GraphGists

三月疯狂推荐引擎

5nlEMrk

(三月疯狂)←[:MADE_SANE_WITH]-(Neo4j {version:2.2})

三月疯狂是社交环境中数据极客能够发挥作用的少数时刻之一。它是一个罕见的、记录良好的数据和流行文化相结合的事件。 沃伦·巴菲特的十亿美元赌注吸引了从华尔街量化师到硅谷工程师以及所有热爱棒球的人的关注。

一切都是相对的

对我来说,篮球与关系息息相关——当然,有些球队明显比其他球队强。但是,几乎总是存在某种相对的性能偏差。其中,球队表现比他们平均表现的预期要好或要差,这是由于多种因素的共同影响造成的,无论是球迷狂热程度令人恐惧的球队,还是一个能够解开你联盟领先球队的区域防守的控球后卫,或者一个长达数十年的竞争对手,激发了你的球员更加努力地拼搏。表现是相对的。 这些数据很难在一个赛季内追踪,而且经常难以跨越时间追踪。
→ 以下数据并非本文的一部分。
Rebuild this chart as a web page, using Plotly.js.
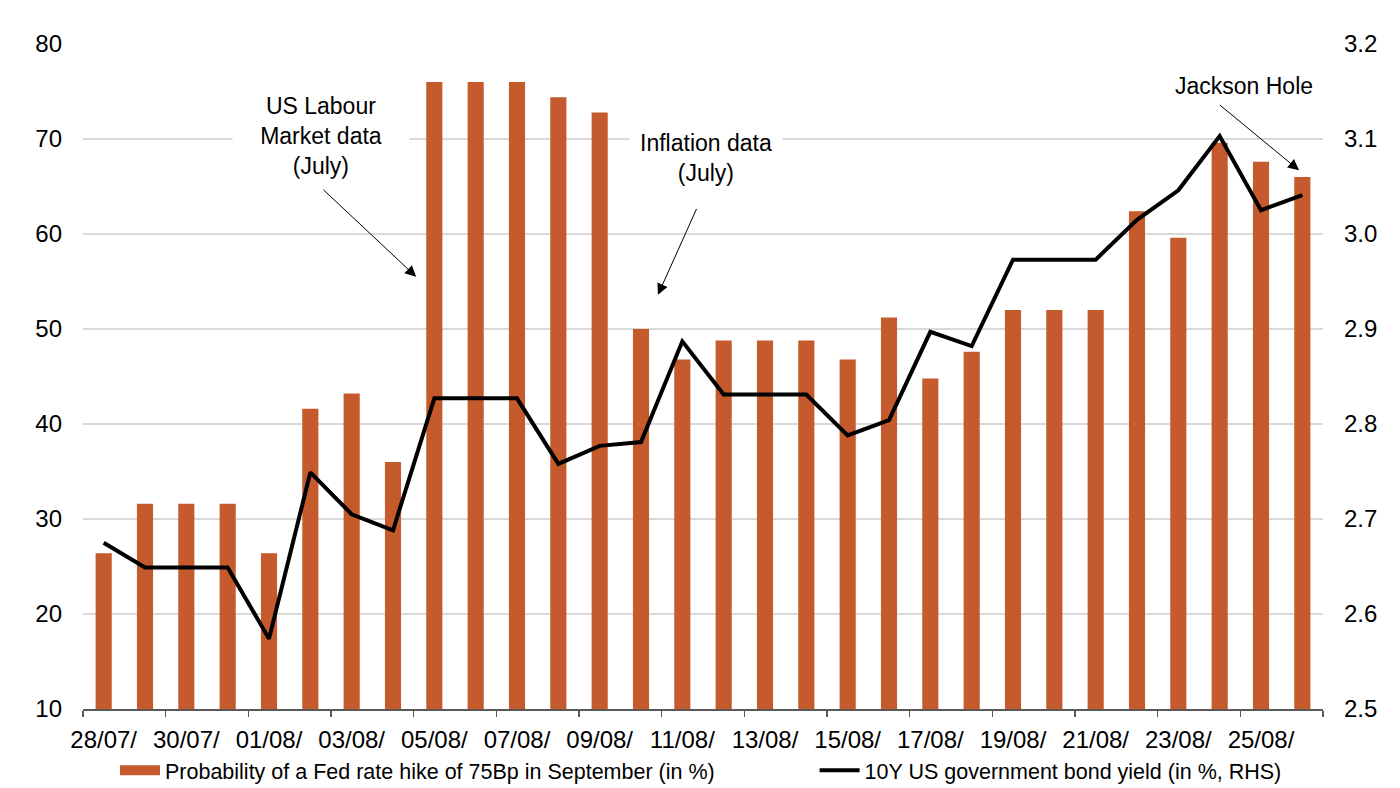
<!DOCTYPE html>
<html>
<head>
<meta charset="utf-8">
<script src="https://cdn.plot.ly/plotly-3.0.1.min.js"></script>
<style>html,body{margin:0;padding:0;background:#fff;}#chart{width:1400px;height:788px;}</style>
</head>
<body>
<div id="chart"></div>
<script>
// Categories: daily dates 28/07 - 26/08 (labels truncated as in the source)
const categories = ["28/07/","29/07/","30/07/","31/07/","01/08/","02/08/","03/08/","04/08/","05/08/","06/08/",
  "07/08/","08/08/","09/08/","10/08/","11/08/","12/08/","13/08/","14/08/","15/08/","16/08/",
  "17/08/","18/08/","19/08/","20/08/","21/08/","22/08/","23/08/","24/08/","25/08/","26/08/"];

// Probability of a Fed rate hike of 75Bp in September (in %)
const hikeProbability = [26.4,31.6,31.6,31.6,26.4,41.6,43.2,36.0,76.0,76.0,
  76.0,74.4,72.8,50.0,46.8,48.8,48.8,48.8,46.8,51.2,
  44.8,47.6,52.0,52.0,52.0,62.4,59.6,69.6,67.6,66.0];

// 10Y US government bond yield (in %, RHS)
const bondYield = [2.675,2.649,2.649,2.649,2.574,2.749,2.705,2.688,2.827,2.827,
  2.827,2.758,2.777,2.781,2.887,2.831,2.831,2.831,2.788,2.804,
  2.897,2.882,2.973,2.973,2.973,3.015,3.046,3.103,3.025,3.041];

const seriesNames = ["Probability of a Fed rate hike of 75Bp in September (in %)",
  "10Y US government bond yield (in %, RHS)"];

const BAR_COLOR = "#C55A2C";
const FONT = "Liberation Sans, Arial, sans-serif";

const traces = [
  {type:"bar", x:categories, y:hikeProbability, marker:{color:BAR_COLOR}, width:0.39,
   name:seriesNames[0], showlegend:false, yaxis:"y"},
  {type:"scatter", mode:"lines", x:categories, y:bondYield, line:{color:"#000", width:4},
   name:seriesNames[1], showlegend:false, yaxis:"y2"},
  // legend entries (no data)
  {type:"scatter", mode:"lines", x:[null], y:[null], line:{color:BAR_COLOR, width:12},
   name:seriesNames[0], showlegend:true, yaxis:"y", legend:"legend"},
  {type:"scatter", mode:"lines", x:[null], y:[null], line:{color:"#000", width:4},
   name:seriesNames[1], showlegend:true, yaxis:"y2", legend:"legend2"}
];

const annFont = {family:FONT, size:23, color:"#000"};
const arrowCommon = {text:"", showarrow:true, arrowhead:2, arrowsize:2.2, arrowwidth:1,
  arrowcolor:"#000", xref:"x", yref:"y", axref:"x", ayref:"y", standoff:0, startstandoff:0};

const legendFont = {family:FONT, size:21.5, color:"#000"};

const layout = {
  width:1400, height:788,
  margin:{l:83, r:77, t:44, b:79, autoexpand:false},
  paper_bgcolor:"#fff", plot_bgcolor:"#fff",
  font:{family:FONT, size:24, color:"#000"},
  bargap:0.6,
  xaxis:{type:"category", tickmode:"linear", tick0:0, dtick:2, tickson:"boundaries",
    ticks:"outside", ticklen:6, tickwidth:1.5, tickcolor:"#595959", tickangle:0, automargin:false,
    ticklabelstandoff:9,
    showline:true, linecolor:"#595959", linewidth:1.5, showgrid:false,
    range:[-0.5,29.5], tickfont:{family:FONT, size:24, color:"#000"}, fixedrange:true},
  yaxis:{range:[10,80], dtick:10, tick0:10, showgrid:true, gridcolor:"#d9d9d9", gridwidth:1.2,
    zeroline:false, showline:false, ticks:"", ticklabelstandoff:20, automargin:false,
    tickfont:{family:FONT, size:24, color:"#000"}},
  yaxis2:{range:[2.5,3.2], dtick:0.1, tick0:2.5, tickformat:".1f", overlaying:"y", side:"right",
    showgrid:false, zeroline:false, showline:false, ticks:"", ticklabelstandoff:20, automargin:false,
    tickfont:{family:FONT, size:24, color:"#000"}},
  showlegend:true,
  legend:{orientation:"h", x:0.0258, xanchor:"left", y:-0.092, yanchor:"middle",
    font:legendFont, itemwidth:40, bgcolor:"rgba(0,0,0,0)"},
  legend2:{orientation:"h", x:0.590, xanchor:"left", y:-0.092, yanchor:"middle",
    font:legendFont, itemwidth:40, bgcolor:"rgba(0,0,0,0)"},
  annotations:[
    {text:"US Labour<br>Market data<br>(July)", x:5.26, y:70.3, xref:"x", yref:"y", showarrow:false,
     font:annFont, bgcolor:"#fff", width:174, align:"center"},
    Object.assign({x:7.56, y:55.5, ax:5.28, ay:64.8}, arrowCommon),
    {text:"Inflation data<br>(July)", x:14.57, y:68.05, xref:"x", yref:"y", showarrow:false,
     font:annFont, bgcolor:"#fff", width:150, align:"center"},
    Object.assign({x:13.41, y:53.6, ax:14.36, ay:62.8}, arrowCommon),
    {text:"Jackson Hole", x:27.59, y:75.6, xref:"x", yref:"y", showarrow:false,
     font:annFont, align:"center"},
    Object.assign({x:28.92, y:66.7, ax:26.97, ay:73.7}, arrowCommon)
  ]
};

Plotly.newPlot("chart", traces, layout, {displayModeBar:false, staticPlot:true});
</script>
</body>
</html>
其次,能够迭代该模型在编写查询和保持合理性能方面都很费力。我积累了前四个赛季(大约 50,000 场比赛)的数据。包括得分、地点、日期等等。我们可以轻松添加更细致的信息或更多历史数据——尽管出于统计原因,我们并没有这么做,只是因为这让我更轻松,所以我决定在我的模型中,这些“获胜能力关系”应该几乎每四年更新一次(因为现役球员毕业并离开)。我们稍后将详细介绍这些球队之间的“获胜能力”关系,这是根据毕达哥拉斯期望模型得出的。

步骤

步骤 1:从想法到图模型

我并不聪明。

但是,我有一些聪明的工具可以使用。其中最主要的是 Neo4j(Neo Technology 的图数据库)。因此,我开始我的所有图项目的方式——从我最常问的问题和一块白板(或者在这种情况下是纸)开始。

表 1. 想法
eT6VsHM

经过一些努力,它变成了

表 2. 想法 v2
zvTPnin

步骤 2:及时出现!

在将任何数据加载到 Neo4j 之前,我首先需要创建上面模型中显示的时间树。Neo4j 的一位天才工程师为我完成了大部分工作,并编写了一个简短的 Cypher 代码片段来生成我需要的时间模型。
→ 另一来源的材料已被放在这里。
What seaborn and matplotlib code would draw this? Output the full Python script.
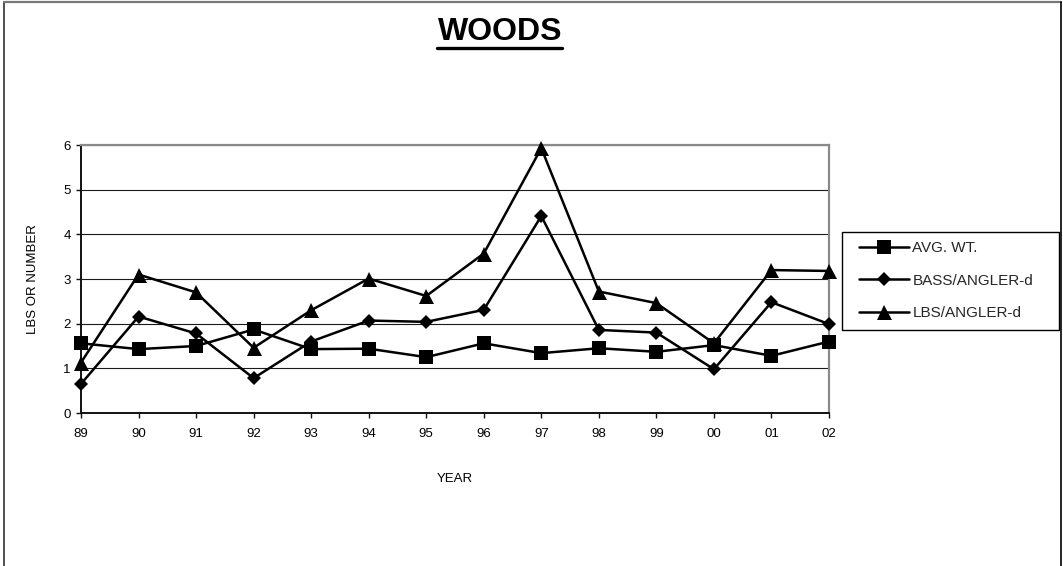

我从他的博客文章中获取了这个代码片段,该文章介绍了如何创建时间树。

WITH range(2013, 2015) AS years, range(1,12) as months
FOREACH(year IN years |
  MERGE (y:Year {year: year})
  FOREACH(month IN months |
    CREATE (m:Month {month: month})
    MERGE (y)-[:HAS_MONTH]->(m)
    FOREACH(day IN (CASE
                      WHEN month IN [1,3,5,7,8,10,12] THEN range(1,31)
                      WHEN month = 2 THEN
                        CASE
                          WHEN year % 4 <> 0 THEN range(1,28)
                          WHEN year % 100 <> 0 THEN range(1,29)
                          WHEN year % 400 <> 0 THEN range(1,29)
                          ELSE range(1,28)
                        END
                      ELSE range(1,30)
                    END) |
      CREATE (d:Day {day: day})
      MERGE (m)-[:HAS_DAY]->(d))))
WITH *
MATCH (year:Year)-[:HAS_MONTH]->(month)-[:HAS_DAY]->(day)
WITH year,month,day
ORDER BY year.year, month.month, day.day
WITH collect(day) as days
FOREACH(i in RANGE(0, length(days)-2) |
    FOREACH(day1 in [days[i]] |
        FOREACH(day2 in [days[i+1]] |
            CREATE UNIQUE (day1)-[:NEXT]->(day2))));

结果如下

表 3. 我的时间模型
lTG2TKf

步骤 3:my.csv 到 Graph.db

Neo4j 附带一个非常强大的 ETL 工具,称为LOAD CSV。我们将使用它。我下载了一堆 NCAA 比分,然后偷偷地将从 Excel 电子表格中下载的数据转换为 CSV 格式。我已经将它们托管在一个公共 Dropbox 中,链接可以在上面链接的 GitHub 存储库中找到。我们将导入多个 CSV 文件,每个文件代表一个给定的赛季,然后根据球队名称将它们缝合在一起。因为这只是一个 Gist,所以我们只加载大约一千场比赛,而不是我们过去四个赛季的 50,000 场比赛。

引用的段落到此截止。